→ **Written problem**
Exclude the pictures, then copy all remaining records exactly.

→ **Data rows**
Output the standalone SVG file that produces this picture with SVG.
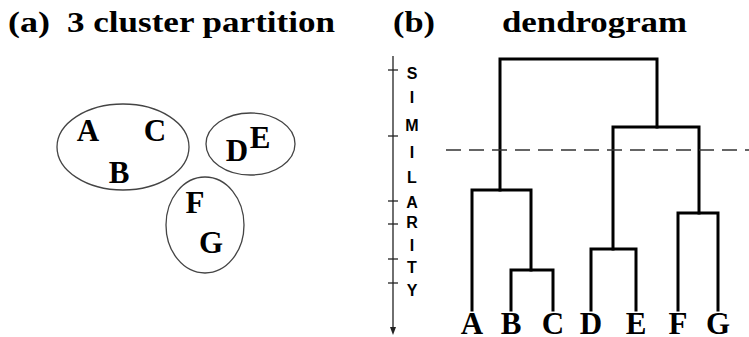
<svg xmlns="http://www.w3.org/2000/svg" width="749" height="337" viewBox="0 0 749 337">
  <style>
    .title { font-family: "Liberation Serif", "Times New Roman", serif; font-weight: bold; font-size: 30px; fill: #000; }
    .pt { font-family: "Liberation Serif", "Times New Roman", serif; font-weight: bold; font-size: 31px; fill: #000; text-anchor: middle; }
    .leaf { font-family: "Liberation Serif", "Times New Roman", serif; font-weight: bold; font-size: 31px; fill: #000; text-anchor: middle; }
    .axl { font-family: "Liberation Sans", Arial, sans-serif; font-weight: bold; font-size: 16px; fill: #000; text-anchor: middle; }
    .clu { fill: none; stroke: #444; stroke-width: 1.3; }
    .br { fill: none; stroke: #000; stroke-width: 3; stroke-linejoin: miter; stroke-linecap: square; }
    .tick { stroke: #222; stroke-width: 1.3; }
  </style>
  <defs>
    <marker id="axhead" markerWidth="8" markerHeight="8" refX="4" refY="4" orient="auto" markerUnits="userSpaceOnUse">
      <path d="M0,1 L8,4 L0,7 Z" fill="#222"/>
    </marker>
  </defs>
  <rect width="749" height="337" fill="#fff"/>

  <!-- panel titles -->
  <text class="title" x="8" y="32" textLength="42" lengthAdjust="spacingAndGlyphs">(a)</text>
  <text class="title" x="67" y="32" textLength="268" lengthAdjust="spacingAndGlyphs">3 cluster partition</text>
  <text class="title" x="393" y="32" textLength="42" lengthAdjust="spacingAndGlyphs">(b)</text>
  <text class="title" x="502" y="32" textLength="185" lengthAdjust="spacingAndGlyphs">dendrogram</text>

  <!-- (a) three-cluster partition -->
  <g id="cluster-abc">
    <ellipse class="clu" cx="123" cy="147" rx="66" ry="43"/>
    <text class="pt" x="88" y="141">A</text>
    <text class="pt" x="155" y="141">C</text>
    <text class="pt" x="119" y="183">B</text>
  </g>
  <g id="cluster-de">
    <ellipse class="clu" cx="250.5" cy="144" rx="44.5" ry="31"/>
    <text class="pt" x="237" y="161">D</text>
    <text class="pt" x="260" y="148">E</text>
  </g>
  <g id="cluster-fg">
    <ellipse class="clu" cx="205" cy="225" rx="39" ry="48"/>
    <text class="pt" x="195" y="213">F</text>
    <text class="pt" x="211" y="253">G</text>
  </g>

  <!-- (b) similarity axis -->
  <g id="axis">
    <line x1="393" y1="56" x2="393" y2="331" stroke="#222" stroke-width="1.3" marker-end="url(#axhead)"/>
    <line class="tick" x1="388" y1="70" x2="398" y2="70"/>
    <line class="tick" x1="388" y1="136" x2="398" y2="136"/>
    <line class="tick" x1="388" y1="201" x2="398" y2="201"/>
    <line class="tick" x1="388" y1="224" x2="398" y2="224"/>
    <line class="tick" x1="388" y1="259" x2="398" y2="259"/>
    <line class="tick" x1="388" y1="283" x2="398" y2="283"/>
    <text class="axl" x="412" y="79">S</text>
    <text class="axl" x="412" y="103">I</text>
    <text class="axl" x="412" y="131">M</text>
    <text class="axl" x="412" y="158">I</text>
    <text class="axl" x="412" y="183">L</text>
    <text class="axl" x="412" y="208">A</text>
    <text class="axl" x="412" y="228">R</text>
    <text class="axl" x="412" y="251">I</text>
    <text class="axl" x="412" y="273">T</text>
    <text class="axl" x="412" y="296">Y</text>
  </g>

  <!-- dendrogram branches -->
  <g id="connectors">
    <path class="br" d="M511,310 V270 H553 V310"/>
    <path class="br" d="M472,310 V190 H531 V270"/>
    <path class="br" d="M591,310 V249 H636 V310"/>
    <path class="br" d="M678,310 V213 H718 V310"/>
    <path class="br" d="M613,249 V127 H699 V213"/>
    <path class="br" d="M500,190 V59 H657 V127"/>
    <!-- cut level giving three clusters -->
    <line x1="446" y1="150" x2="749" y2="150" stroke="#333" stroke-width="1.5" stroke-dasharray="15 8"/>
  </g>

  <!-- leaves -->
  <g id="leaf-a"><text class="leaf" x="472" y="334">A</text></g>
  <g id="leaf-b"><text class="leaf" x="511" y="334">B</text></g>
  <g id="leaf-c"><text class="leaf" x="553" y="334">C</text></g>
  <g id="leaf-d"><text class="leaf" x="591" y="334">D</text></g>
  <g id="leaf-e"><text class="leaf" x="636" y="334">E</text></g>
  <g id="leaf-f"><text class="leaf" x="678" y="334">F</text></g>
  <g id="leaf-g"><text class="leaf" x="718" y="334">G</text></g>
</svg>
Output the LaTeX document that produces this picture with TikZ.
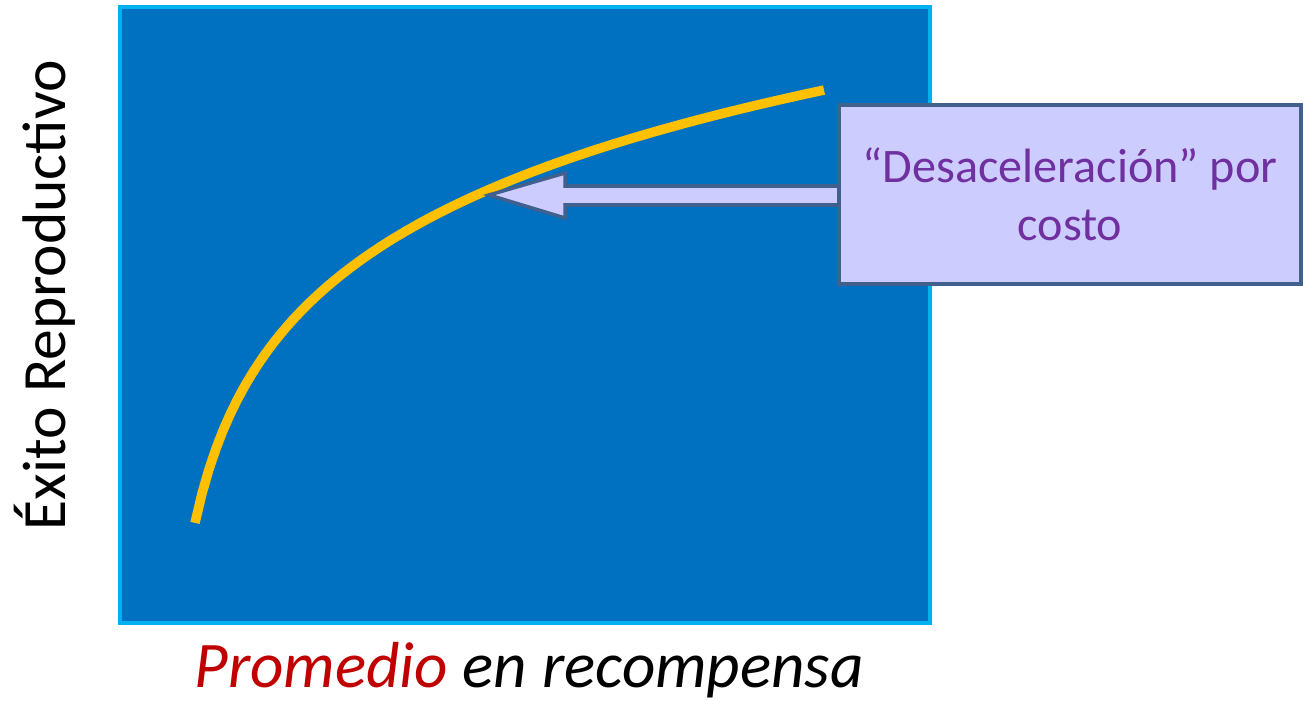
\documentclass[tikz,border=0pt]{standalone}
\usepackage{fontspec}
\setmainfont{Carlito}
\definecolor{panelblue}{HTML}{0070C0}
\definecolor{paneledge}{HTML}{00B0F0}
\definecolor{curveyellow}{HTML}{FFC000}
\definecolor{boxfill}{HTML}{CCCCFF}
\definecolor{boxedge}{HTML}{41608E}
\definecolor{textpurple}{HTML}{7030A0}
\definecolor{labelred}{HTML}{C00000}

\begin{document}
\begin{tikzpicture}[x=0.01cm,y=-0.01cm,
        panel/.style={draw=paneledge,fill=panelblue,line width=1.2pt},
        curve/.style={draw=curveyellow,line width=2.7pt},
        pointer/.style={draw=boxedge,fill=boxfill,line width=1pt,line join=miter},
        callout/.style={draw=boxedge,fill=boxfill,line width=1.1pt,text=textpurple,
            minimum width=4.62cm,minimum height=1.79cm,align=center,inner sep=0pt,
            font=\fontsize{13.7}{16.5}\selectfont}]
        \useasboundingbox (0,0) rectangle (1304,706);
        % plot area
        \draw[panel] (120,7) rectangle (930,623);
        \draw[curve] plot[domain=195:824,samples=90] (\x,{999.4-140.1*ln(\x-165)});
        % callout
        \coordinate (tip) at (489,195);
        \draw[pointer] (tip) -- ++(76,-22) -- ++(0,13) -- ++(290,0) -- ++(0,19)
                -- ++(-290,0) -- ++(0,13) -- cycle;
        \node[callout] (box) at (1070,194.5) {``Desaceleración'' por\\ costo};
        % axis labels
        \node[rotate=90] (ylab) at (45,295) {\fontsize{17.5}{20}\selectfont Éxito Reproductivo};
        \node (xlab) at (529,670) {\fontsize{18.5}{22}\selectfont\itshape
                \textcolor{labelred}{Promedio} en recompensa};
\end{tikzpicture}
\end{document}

→ **Answer**
Output the standalone SVG file that produces this picture with SVG.
<svg xmlns="http://www.w3.org/2000/svg" width="749" height="337" viewBox="0 0 749 337">
  <style>
    .title { font-family: "Liberation Serif", "Times New Roman", serif; font-weight: bold; font-size: 30px; fill: #000; }
    .pt { font-family: "Liberation Serif", "Times New Roman", serif; font-weight: bold; font-size: 31px; fill: #000; text-anchor: middle; }
    .leaf { font-family: "Liberation Serif", "Times New Roman", serif; font-weight: bold; font-size: 31px; fill: #000; text-anchor: middle; }
    .axl { font-family: "Liberation Sans", Arial, sans-serif; font-weight: bold; font-size: 16px; fill: #000; text-anchor: middle; }
    .clu { fill: none; stroke: #444; stroke-width: 1.3; }
    .br { fill: none; stroke: #000; stroke-width: 3; stroke-linejoin: miter; stroke-linecap: square; }
    .tick { stroke: #222; stroke-width: 1.3; }
  </style>
  <defs>
    <marker id="axhead" markerWidth="8" markerHeight="8" refX="4" refY="4" orient="auto" markerUnits="userSpaceOnUse">
      <path d="M0,1 L8,4 L0,7 Z" fill="#222"/>
    </marker>
  </defs>
  <rect width="749" height="337" fill="#fff"/>

  <!-- panel titles -->
  <text class="title" x="8" y="32" textLength="42" lengthAdjust="spacingAndGlyphs">(a)</text>
  <text class="title" x="67" y="32" textLength="268" lengthAdjust="spacingAndGlyphs">3 cluster partition</text>
  <text class="title" x="393" y="32" textLength="42" lengthAdjust="spacingAndGlyphs">(b)</text>
  <text class="title" x="502" y="32" textLength="185" lengthAdjust="spacingAndGlyphs">dendrogram</text>

  <!-- (a) three-cluster partition -->
  <g id="cluster-abc">
    <ellipse class="clu" cx="123" cy="147" rx="66" ry="43"/>
    <text class="pt" x="88" y="141">A</text>
    <text class="pt" x="155" y="141">C</text>
    <text class="pt" x="119" y="183">B</text>
  </g>
  <g id="cluster-de">
    <ellipse class="clu" cx="250.5" cy="144" rx="44.5" ry="31"/>
    <text class="pt" x="237" y="161">D</text>
    <text class="pt" x="260" y="148">E</text>
  </g>
  <g id="cluster-fg">
    <ellipse class="clu" cx="205" cy="225" rx="39" ry="48"/>
    <text class="pt" x="195" y="213">F</text>
    <text class="pt" x="211" y="253">G</text>
  </g>

  <!-- (b) similarity axis -->
  <g id="axis">
    <line x1="393" y1="56" x2="393" y2="331" stroke="#222" stroke-width="1.3" marker-end="url(#axhead)"/>
    <line class="tick" x1="388" y1="70" x2="398" y2="70"/>
    <line class="tick" x1="388" y1="136" x2="398" y2="136"/>
    <line class="tick" x1="388" y1="201" x2="398" y2="201"/>
    <line class="tick" x1="388" y1="224" x2="398" y2="224"/>
    <line class="tick" x1="388" y1="259" x2="398" y2="259"/>
    <line class="tick" x1="388" y1="283" x2="398" y2="283"/>
    <text class="axl" x="412" y="79">S</text>
    <text class="axl" x="412" y="103">I</text>
    <text class="axl" x="412" y="131">M</text>
    <text class="axl" x="412" y="158">I</text>
    <text class="axl" x="412" y="183">L</text>
    <text class="axl" x="412" y="208">A</text>
    <text class="axl" x="412" y="228">R</text>
    <text class="axl" x="412" y="251">I</text>
    <text class="axl" x="412" y="273">T</text>
    <text class="axl" x="412" y="296">Y</text>
  </g>

  <!-- dendrogram branches -->
  <g id="connectors">
    <path class="br" d="M511,310 V270 H553 V310"/>
    <path class="br" d="M472,310 V190 H531 V270"/>
    <path class="br" d="M591,310 V249 H636 V310"/>
    <path class="br" d="M678,310 V213 H718 V310"/>
    <path class="br" d="M613,249 V127 H699 V213"/>
    <path class="br" d="M500,190 V59 H657 V127"/>
    <!-- cut level giving three clusters -->
    <line x1="446" y1="150" x2="749" y2="150" stroke="#333" stroke-width="1.5" stroke-dasharray="15 8"/>
  </g>

  <!-- leaves -->
  <g id="leaf-a"><text class="leaf" x="472" y="334">A</text></g>
  <g id="leaf-b"><text class="leaf" x="511" y="334">B</text></g>
  <g id="leaf-c"><text class="leaf" x="553" y="334">C</text></g>
  <g id="leaf-d"><text class="leaf" x="591" y="334">D</text></g>
  <g id="leaf-e"><text class="leaf" x="636" y="334">E</text></g>
  <g id="leaf-f"><text class="leaf" x="678" y="334">F</text></g>
  <g id="leaf-g"><text class="leaf" x="718" y="334">G</text></g>
</svg>
Output the LaTeX document that produces this picture with TikZ.
\documentclass[tikz,border=0pt]{standalone}
\usepackage{fontspec}
\setmainfont{Carlito}
\definecolor{panelblue}{HTML}{0070C0}
\definecolor{paneledge}{HTML}{00B0F0}
\definecolor{curveyellow}{HTML}{FFC000}
\definecolor{boxfill}{HTML}{CCCCFF}
\definecolor{boxedge}{HTML}{41608E}
\definecolor{textpurple}{HTML}{7030A0}
\definecolor{labelred}{HTML}{C00000}

\begin{document}
\begin{tikzpicture}[x=0.01cm,y=-0.01cm,
        panel/.style={draw=paneledge,fill=panelblue,line width=1.2pt},
        curve/.style={draw=curveyellow,line width=2.7pt},
        pointer/.style={draw=boxedge,fill=boxfill,line width=1pt,line join=miter},
        callout/.style={draw=boxedge,fill=boxfill,line width=1.1pt,text=textpurple,
            minimum width=4.62cm,minimum height=1.79cm,align=center,inner sep=0pt,
            font=\fontsize{13.7}{16.5}\selectfont}]
        \useasboundingbox (0,0) rectangle (1304,706);
        % plot area
        \draw[panel] (120,7) rectangle (930,623);
        \draw[curve] plot[domain=195:824,samples=90] (\x,{999.4-140.1*ln(\x-165)});
        % callout
        \coordinate (tip) at (489,195);
        \draw[pointer] (tip) -- ++(76,-22) -- ++(0,13) -- ++(290,0) -- ++(0,19)
                -- ++(-290,0) -- ++(0,13) -- cycle;
        \node[callout] (box) at (1070,194.5) {``Desaceleración'' por\\ costo};
        % axis labels
        \node[rotate=90] (ylab) at (45,295) {\fontsize{17.5}{20}\selectfont Éxito Reproductivo};
        \node (xlab) at (529,670) {\fontsize{18.5}{22}\selectfont\itshape
                \textcolor{labelred}{Promedio} en recompensa};
\end{tikzpicture}
\end{document}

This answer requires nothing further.